- Work required
Set down, exactly as written, the lines from the top of the data to the line that holds "const fitIvanovY = [0.365, 0.95];", and omit the pictures.

■ ■ ■ ■ ■ ■ ■

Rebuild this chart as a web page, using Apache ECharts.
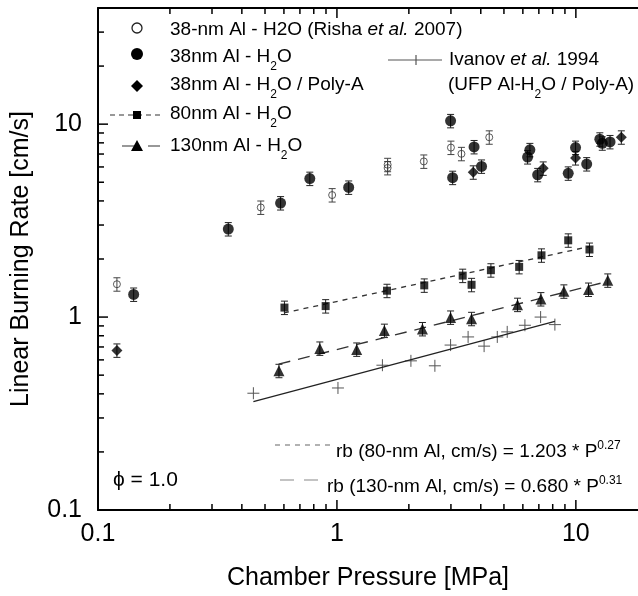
<!DOCTYPE html>
<html>
<head>
<meta charset="utf-8">
<script src="https://cdn.jsdelivr.net/npm/echarts@6/dist/echarts.min.js"></script>
<style>
html, body { margin: 0; padding: 0; background: #fff; }
#chart { width: 638px; height: 596px; }
</style>
</head>
<body>
<div id="chart"></div>
<script>
// 38-nm Al - H2O (Risha et al. 2007), open circles
const rishaX = [0.12, 0.48, 0.955, 1.63, 1.63, 2.31, 3.0, 3.32, 4.34];
const rishaY = [1.48, 3.70, 4.29, 6.16, 5.93, 6.41, 7.56, 7.02, 8.55];
// 38nm Al - H2O, filled circles
const al38X = [0.141, 0.351, 0.581, 0.77, 1.12, 2.99, 3.05, 3.75, 4.03, 6.28, 6.42, 6.92, 9.29, 9.97, 11.1, 12.6, 12.9, 13.9];
const al38Y = [1.31, 2.86, 3.90, 5.22, 4.70, 10.4, 5.28, 7.62, 6.04, 6.75, 7.36, 5.46, 5.56, 7.56, 6.21, 8.35, 7.96, 8.09];
// 38nm Al - H2O / Poly-A, diamonds
const polyX = [0.12, 3.72, 7.30, 9.97, 15.5];
const polyY = [0.672, 5.63, 5.90, 6.67, 8.55];
// 80nm Al - H2O, squares
const al80X = [0.603, 0.897, 1.62, 2.32, 3.36, 3.66, 4.41, 5.79, 7.18, 9.29, 11.4];
const al80Y = [1.12, 1.14, 1.37, 1.46, 1.64, 1.47, 1.75, 1.82, 2.09, 2.50, 2.24];
// 130nm Al - H2O, triangles
const al130X = [0.572, 0.848, 1.21, 1.58, 2.28, 2.99, 3.66, 5.70, 7.14, 8.91, 11.3, 13.6];
const al130Y = [0.527, 0.688, 0.680, 0.851, 0.868, 0.996, 0.980, 1.16, 1.24, 1.36, 1.39, 1.55];
// Ivanov et al. 1994, crosses
const ivanovX = [0.447, 1.01, 1.55, 2.04, 2.57, 2.99, 3.54, 4.13, 4.69, 5.16, 6.12, 7.12, 8.17];
const ivanovY = [0.403, 0.429, 0.563, 0.593, 0.559, 0.716, 0.789, 0.707, 0.789, 0.838, 0.907, 1.00, 0.914];
// fit lines (end points)
const fit80X = [0.6, 11.4];
const fit80Y = [1.05, 2.32];
const fit130X = [0.57, 13.6];
const fit130Y = [0.57, 1.53];
const fitIvanovX = [0.447, 8.17];
const fitIvanovY = [0.365, 0.95];

// axes
const xMajor = [0.1, 1, 10];
const xMinor = [0.2, 0.3, 0.4, 0.5, 0.6, 0.7, 0.8, 0.9, 2, 3, 4, 5, 6, 7, 8, 9];
const yMajor = [0.1, 1, 10];
const yMinor = [0.2, 0.3, 0.4, 0.5, 0.6, 0.7, 0.8, 0.9, 2, 3, 4, 5, 6, 7, 8, 9, 20, 30, 40];
const tickLabels = ['0.1', '1', '10'];
const ERR = 0.08; // relative error bar

const FONT = '"Liberation Sans", Arial, sans-serif';
const pairs = (xs, ys) => xs.map((x, i) => [x, ys[i]]);

const chart = echarts.init(document.getElementById('chart'));

const errRender = (color) => (params, api) => {
    const x = api.value(0);
    const y = api.value(1);
    const top = api.coord([x, y * (1 + ERR)]);
    const bot = api.coord([x, y * (1 - ERR)]);
    const w = 3.5;
    const st = { stroke: color, lineWidth: 1 };
    return {
        type: 'group',
        children: [
            { type: 'line', shape: { x1: top[0], y1: top[1], x2: bot[0], y2: bot[1] }, style: st },
            { type: 'line', shape: { x1: top[0] - w, y1: top[1], x2: top[0] + w, y2: top[1] }, style: st },
            { type: 'line', shape: { x1: bot[0] - w, y1: bot[1], x2: bot[0] + w, y2: bot[1] }, style: st },
        ],
    };
};

const errSeries = (xs, ys, color) => ({
    type: 'custom',
    renderItem: errRender(color),
    data: pairs(xs, ys),
    encode: { x: 0, y: 1 },
    z: 2,
    silent: true,
});

const crossRender = (params, api) => {
    const p = api.coord([api.value(0), api.value(1)]);
    const st = { stroke: '#555', lineWidth: 1 };
    return {
        type: 'group',
        children: [
            { type: 'line', shape: { x1: p[0] - 6, y1: p[1], x2: p[0] + 6, y2: p[1] }, style: st },
            { type: 'line', shape: { x1: p[0], y1: p[1] - 6, x2: p[0], y2: p[1] + 6 }, style: st },
        ],
    };
};

// kind: 0 x major, 1 x minor, 2 y major, 3 y minor
const tickData = [
    ...xMajor.map((v) => [v, 1, 0]),
    ...xMinor.map((v) => [v, 1, 1]),
    ...yMajor.map((v) => [1, v, 2]),
    ...yMinor.map((v) => [1, v, 3]),
];
const tickRender = (params, api) => {
    const cs = params.coordSys;
    const kind = api.value(2);
    const len = kind % 2 === 0 ? 10 : 6;
    const st = { stroke: '#000', lineWidth: 1.5 };
    if (kind < 2) {
        const px = api.coord([api.value(0), 1])[0];
        const b = cs.y + cs.height;
        return {
            type: 'group',
            children: [
                { type: 'line', shape: { x1: px, y1: b, x2: px, y2: b - len }, style: st },
                { type: 'line', shape: { x1: px, y1: cs.y, x2: px, y2: cs.y + len }, style: st },
            ],
        };
    }
    const py = api.coord([1, api.value(1)])[1];
    return { type: 'line', shape: { x1: cs.x, y1: py, x2: cs.x + len, y2: py }, style: st };
};

const labelFmt = (v) => {
    const i = xMajor.findIndex((m) => Math.abs(m - v) / m < 1e-6);
    return i >= 0 ? tickLabels[i] : '';
};

const rich = {
    sub: { fontSize: 12, lineHeight: 12, padding: [20, 0, 0, 0], fontFamily: FONT, fill: '#000' },
    sup: { fontSize: 12, lineHeight: 12, padding: [0, 0, 13, 0], fontFamily: FONT, fill: '#000' },
    it: { fontStyle: 'italic', fontSize: 19, fontFamily: FONT, fill: '#000' },
};
const label = (x, y, text, size) => ({
    type: 'text',
    x,
    y,
    silent: true,
    style: {
        text,
        fontSize: size || 19,
        fontFamily: FONT,
        fill: '#000',
        verticalAlign: 'middle',
        rich,
    },
});
const seg = (x1, y1, x2, y2, dash, color) => ({
    type: 'line',
    silent: true,
    shape: { x1, y1, x2, y2 },
    style: { stroke: color || '#333', lineWidth: 1.2, lineDash: dash || null },
});

const legendGraphics = [
    { type: 'circle', shape: { cx: 137, cy: 28, r: 5 }, style: { fill: 'none', stroke: '#222', lineWidth: 1.3 } },
    label(170, 30, '38-nm Al - H2O (Risha {it|et al.} 2007)'),
    { type: 'circle', shape: { cx: 137, cy: 54, r: 6 }, style: { fill: '#000' } },
    label(170, 57, '38nm Al - H{sub|2}O'),
    { type: 'polygon', shape: { points: [[137, 80], [143, 86], [137, 92], [131, 86]] }, style: { fill: '#000' } },
    label(170, 85, '38nm Al - H{sub|2}O / Poly-A'),
    seg(110, 115, 163, 115, [5, 4]),
    { type: 'rect', shape: { x: 133, y: 111, width: 8, height: 8 }, style: { fill: '#000' } },
    label(170, 114, '80nm Al - H{sub|2}O'),
    seg(122, 146, 160, 146, [12, 14]),
    { type: 'polygon', shape: { points: [[137, 140], [143, 151], [131, 151]] }, style: { fill: '#000' } },
    label(170, 146, '130nm Al - H{sub|2}O'),
    seg(388, 60, 442, 60, null, '#555'),
    seg(416, 55, 416, 65, null, '#555'),
    label(449, 60, 'Ivanov {it|et al.} 1994'),
    label(448, 85, '(UFP Al-H{sub|2}O / Poly-A)'),
    seg(275, 445, 332, 445, [5, 5], '#666'),
    label(336, 452, 'rb (80-nm Al, cm/s) = 1.203 * P{sup|0.27}'),
    seg(280, 480, 318, 480, [14, 10], '#888'),
    label(327, 487, 'rb (130-nm Al, cm/s) = 0.680 * P{sup|0.31}'),
    label(113, 480, 'ϕ = 1.0', 21),
];

const option = {
    animation: false,
    backgroundColor: '#fff',
    grid: { left: 98, right: 0, top: 8, bottom: 83, containLabel: false },
    xAxis: [
        {
            type: 'log',
            min: 0.1,
            max: 18.2,
            name: 'Chamber Pressure [MPa]',
            nameLocation: 'middle',
            nameGap: 56,
            nameTextStyle: { fontSize: 25, fontFamily: FONT, color: '#000' },
            axisLine: { lineStyle: { color: '#000', width: 2 } },
            axisTick: { show: false },
            splitLine: { show: false },
            axisLabel: { formatter: labelFmt, fontSize: 25, fontFamily: FONT, color: '#000', margin: 12, showMaxLabel: false },
        },
        {
            type: 'log',
            min: 0.1,
            max: 18.2,
            position: 'top',
            axisLine: { lineStyle: { color: '#000', width: 2 } },
            axisTick: { show: false },
            axisLabel: { show: false },
            splitLine: { show: false },
        },
    ],
    yAxis: {
        type: 'log',
        min: 0.1,
        max: 40,
        name: 'Linear Burning Rate [cm/s]',
        nameLocation: 'middle',
        nameGap: 64,
        nameTextStyle: { fontSize: 25, fontFamily: FONT, color: '#000' },
        axisLine: { lineStyle: { color: '#000', width: 2 } },
        axisTick: { show: false },
        splitLine: { show: false },
        axisLabel: { formatter: labelFmt, fontSize: 25, fontFamily: FONT, color: '#000', margin: 16, showMaxLabel: false },
    },
    graphic: legendGraphics,
    series: [
        {
            type: 'custom',
            renderItem: tickRender,
            data: tickData,
            encode: { x: 0, y: 1 },
            silent: true,
            z: 5,
        },
        {
            type: 'line',
            data: pairs(fit80X, fit80Y),
            showSymbol: false,
            lineStyle: { color: '#333', width: 1.3, type: [5, 5] },
            silent: true,
        },
        {
            type: 'line',
            data: pairs(fit130X, fit130Y),
            showSymbol: false,
            lineStyle: { color: '#333', width: 1.3, type: [12, 8] },
            silent: true,
        },
        {
            type: 'line',
            data: pairs(fitIvanovX, fitIvanovY),
            showSymbol: false,
            lineStyle: { color: '#222', width: 1.3 },
            silent: true,
        },
        {
            type: 'custom',
            renderItem: crossRender,
            data: pairs(ivanovX, ivanovY),
            encode: { x: 0, y: 1 },
            silent: true,
        },
        errSeries(rishaX, rishaY, '#444'),
        errSeries(al38X, al38Y, '#222'),
        errSeries(polyX, polyY, '#222'),
        errSeries(al80X, al80Y, '#222'),
        errSeries(al130X, al130Y, '#222'),
        {
            type: 'scatter',
            data: pairs(rishaX, rishaY),
            symbol: 'circle',
            symbolSize: 7,
            itemStyle: { color: 'rgba(0,0,0,0)', borderColor: '#333', borderWidth: 1 },
            z: 3,
        },
        {
            type: 'scatter',
            data: pairs(al38X, al38Y),
            symbol: 'circle',
            symbolSize: 11,
            itemStyle: { color: '#000' },
            z: 3,
        },
        {
            type: 'scatter',
            data: pairs(polyX, polyY),
            symbol: 'diamond',
            symbolSize: [11, 11],
            itemStyle: { color: '#000' },
            z: 3,
        },
        {
            type: 'scatter',
            data: pairs(al80X, al80Y),
            symbol: 'rect',
            symbolSize: 8,
            itemStyle: { color: '#000' },
            z: 3,
        },
        {
            type: 'scatter',
            data: pairs(al130X, al130Y),
            symbol: 'triangle',
            symbolSize: 11,
            itemStyle: { color: '#000' },
            z: 3,
        },
    ],
};

chart.setOption(option);
</script>
</body>
</html>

■ ■ ■ ■ ■ ■ ■

- Complete answer
Rebuild this chart as a web page, using Apache ECharts.
<!DOCTYPE html>
<html>
<head>
<meta charset="utf-8">
<script src="https://cdn.jsdelivr.net/npm/echarts@6/dist/echarts.min.js"></script>
<style>
html, body { margin: 0; padding: 0; background: #fff; }
#chart { width: 638px; height: 596px; }
</style>
</head>
<body>
<div id="chart"></div>
<script>
// 38-nm Al - H2O (Risha et al. 2007), open circles
const rishaX = [0.12, 0.48, 0.955, 1.63, 1.63, 2.31, 3.0, 3.32, 4.34];
const rishaY = [1.48, 3.70, 4.29, 6.16, 5.93, 6.41, 7.56, 7.02, 8.55];
// 38nm Al - H2O, filled circles
const al38X = [0.141, 0.351, 0.581, 0.77, 1.12, 2.99, 3.05, 3.75, 4.03, 6.28, 6.42, 6.92, 9.29, 9.97, 11.1, 12.6, 12.9, 13.9];
const al38Y = [1.31, 2.86, 3.90, 5.22, 4.70, 10.4, 5.28, 7.62, 6.04, 6.75, 7.36, 5.46, 5.56, 7.56, 6.21, 8.35, 7.96, 8.09];
// 38nm Al - H2O / Poly-A, diamonds
const polyX = [0.12, 3.72, 7.30, 9.97, 15.5];
const polyY = [0.672, 5.63, 5.90, 6.67, 8.55];
// 80nm Al - H2O, squares
const al80X = [0.603, 0.897, 1.62, 2.32, 3.36, 3.66, 4.41, 5.79, 7.18, 9.29, 11.4];
const al80Y = [1.12, 1.14, 1.37, 1.46, 1.64, 1.47, 1.75, 1.82, 2.09, 2.50, 2.24];
// 130nm Al - H2O, triangles
const al130X = [0.572, 0.848, 1.21, 1.58, 2.28, 2.99, 3.66, 5.70, 7.14, 8.91, 11.3, 13.6];
const al130Y = [0.527, 0.688, 0.680, 0.851, 0.868, 0.996, 0.980, 1.16, 1.24, 1.36, 1.39, 1.55];
// Ivanov et al. 1994, crosses
const ivanovX = [0.447, 1.01, 1.55, 2.04, 2.57, 2.99, 3.54, 4.13, 4.69, 5.16, 6.12, 7.12, 8.17];
const ivanovY = [0.403, 0.429, 0.563, 0.593, 0.559, 0.716, 0.789, 0.707, 0.789, 0.838, 0.907, 1.00, 0.914];
// fit lines (end points)
const fit80X = [0.6, 11.4];
const fit80Y = [1.05, 2.32];
const fit130X = [0.57, 13.6];
const fit130Y = [0.57, 1.53];
const fitIvanovX = [0.447, 8.17];
const fitIvanovY = [0.365, 0.95];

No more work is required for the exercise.